NYC-based cosmetics conglomerate Coty, Inc. and certain of its officers are facing a class action lawsuit from shareholders claiming that the company provided misleading information about its acquisitions of the P&G specialty beauty business and Kylie Cosmetics.

Part of the shareholders' complaint regards Coty's acquisition of Kylie Cosmetics earlier this year - Instagram: @kyliecosmetics

Filed by New York law firm Bronstein, Gewirtz & Grossman, on behalf of shareholders who acquired Coty securities between October 3, 2016 and May 28, 2020, the lawsuit seeks to recover damages for alleged violations of federal securities laws under the Securities Exchange Act of 1934.
According to the complaint, despite the company’s experience in the industry, Coty was not adequately positioned to properly value the acquisitions of the P&G specialty beauty business and Kylie Cosmetics, and therefore overpaid on both occasions.

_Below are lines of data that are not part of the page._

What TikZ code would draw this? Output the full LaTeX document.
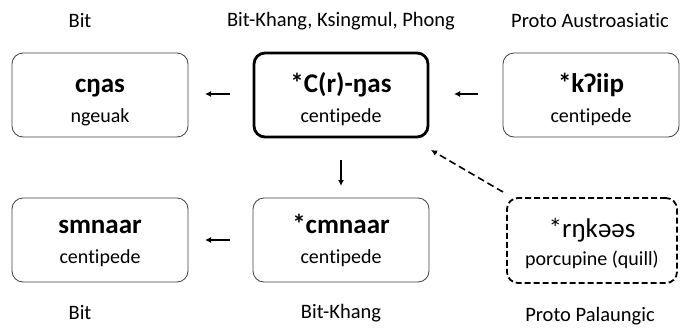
\documentclass[tikz,border=0pt]{standalone}
\usepackage{fontspec}
\setmainfont{Carlito}[RawFeature={-liga;-clig;-dlig}]
\usetikzlibrary{arrows.meta,calc}
\begin{document}
\begin{tikzpicture}[x=1pt,y=-1pt,
  formbox/.style={draw=black!75, line width=0.8pt, rounded corners=11pt,
    minimum width=176pt, minimum height=84pt, inner sep=0pt},
  formtitle/.style={anchor=base, inner sep=0pt, font=\fontsize{27}{30}\selectfont\bfseries},
  recontitle/.style={anchor=base, inner sep=0pt, font=\fontsize{27}{30}\selectfont},
  gloss/.style={anchor=base, inner sep=0pt, font=\fontsize{20}{24}\selectfont},
  lang/.style={font=\fontsize{20.5}{24}\selectfont, anchor=center},
  conn/.style={-{Latex[length=6pt,width=6pt]}, line width=1.6pt},
]
\useasboundingbox (0,0) rectangle (680,327);

% boxes
\node[formbox] (bitA) at (100,95) {};
\node[formbox, line width=2.8pt, draw=black, minimum width=174pt] (proto) at (341,95) {};
\node[formbox] (paa) at (591,95) {};
\node[formbox] (bitB) at (100,240) {};
\node[formbox] (bk) at (341,240) {};
\node[formbox, dash pattern=on 6pt off 3pt, line width=1.8pt, draw=black, minimum width=170pt, minimum height=85pt] (ppal) at (592,240.5) {};

% forms and glosses
\node[formtitle] (tA) at ($(bitA.center)+(0,-3)$) {cŋas};
\node[gloss] (gA) at ($(bitA.center)+(0,27)$) {ngeuak};
\node[formtitle] (tP) at ($(proto.center)+(0,-3)$) {*C(r)-ŋas};
\node[gloss] (gP) at ($(proto.center)+(0,27)$) {centipede};
\node[formtitle] (tAA) at ($(paa.center)+(0,-3)$) {*kʔiip};
\node[gloss] (gAA) at ($(paa.center)+(0,27)$) {centipede};
\node[formtitle] (tB) at ($(bitB.center)+(0,-7)$) {smnaar};
\node[gloss] (gB) at ($(bitB.center)+(0,23)$) {centipede};
\node[formtitle] (tK) at ($(bk.center)+(0,-7)$) {*cmnaar};
\node[gloss] (gK) at ($(bk.center)+(0,23)$) {centipede};
\node[recontitle] (tPP) at ($(ppal.center)+(0,-3)$) {*rŋkəəs};
\node[gloss] (gPP) at ($(ppal.center)+(0,24.5)$) {porcupine (quill)};

% language labels
\node[lang] (l1) at (80,21) {Bit};
\node[lang] (l2) at (341,21) {Bit-Khang, Ksingmul, Phong};
\node[lang] (l3) at (590,21) {Proto Austroasiatic};
\node[lang] (l4) at (80,313) {Bit};
\node[lang] (l5) at (341,313) {Bit-Khang};
\node[lang] (l6) at (590,316) {Proto Palaungic};

% derivation arrows
\coordinate (a1s) at (230,94);
\coordinate (a1e) at (205,94);
\coordinate (a2s) at (478,94);
\coordinate (a2e) at (454,94);
\coordinate (a3s) at (341,160);
\coordinate (a3e) at (341,186);
\coordinate (a4s) at (230,240);
\coordinate (a4e) at (205,240);
\coordinate (a5s) at (503,192);
\coordinate (a5e) at (431,150);
\draw[conn] (a1s) -- (a1e);
\draw[conn] (a2s) -- (a2e);
\draw[conn] (a3s) -- (a3e);
\draw[conn] (a4s) -- (a4e);
\draw[conn, dash pattern=on 7pt off 4pt] (a5s) -- (a5e);
\end{tikzpicture}
\end{document}
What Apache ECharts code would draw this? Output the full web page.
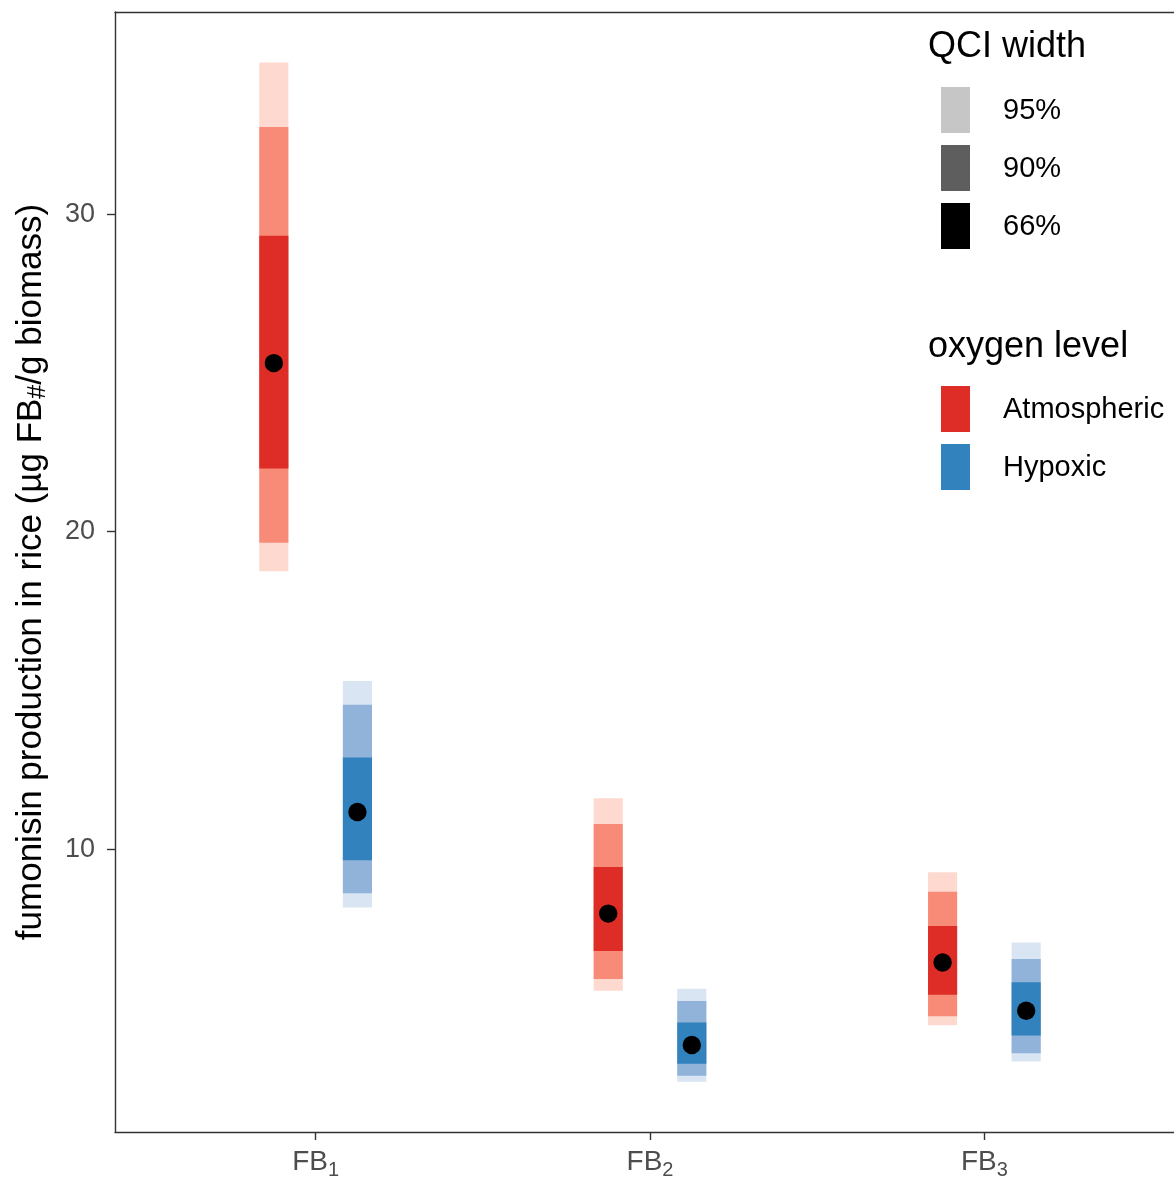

The lawsuit further alleges that Coty did not have adequate infrastructure to undertake the smooth integration of the brands the company acquired from P&G and, as a result, had failed to successfully integrate them and deliver synergies.
The complaint therefore concludes that, during the period covered by the class action, “Coty's financial statements and defendants' statements about Coty's business, operations, and prospects, were materially false and/or misleading at all relevant times.”
The completion of the merger between Coty and P&G’s specialty beauty business in October 2016 made the company the third-largest beauty group in the world at the time.
For $12.5 billion, Coty acquired makeup brands including Covergirl, Max Factor and Sally Hansen, as well as haircare brand Wella and a slew of fragrance licenses, such as Hugo Boss, Gucci and Lacoste. The company also assumed around $1.9 billion in debt from the P&G specialty beauty business.
Coty first announced that it was acquiring a 51% stake in Kylie Cosmetics in November 2019 and closed the $600 million deal in January of this year. At the time the company also appointed Christoph Honnefelder as CEO of the brand, charging him with overseeing a strategic partnership focused on developing Kylie Cosmetics through global expansion and the exploration of new product categories.
Honnefelder has since exited the company, leaving Coty’s president for luxury brands, Simona Cattaneo, to oversee the expansion of the brand.
Coty reported annual net revenues of $6.74 billion in the fiscal year ended June 30, 2020, down 22% from the previous year, while net loss at the company was $1.01 billion, or $1.33 per diluted share.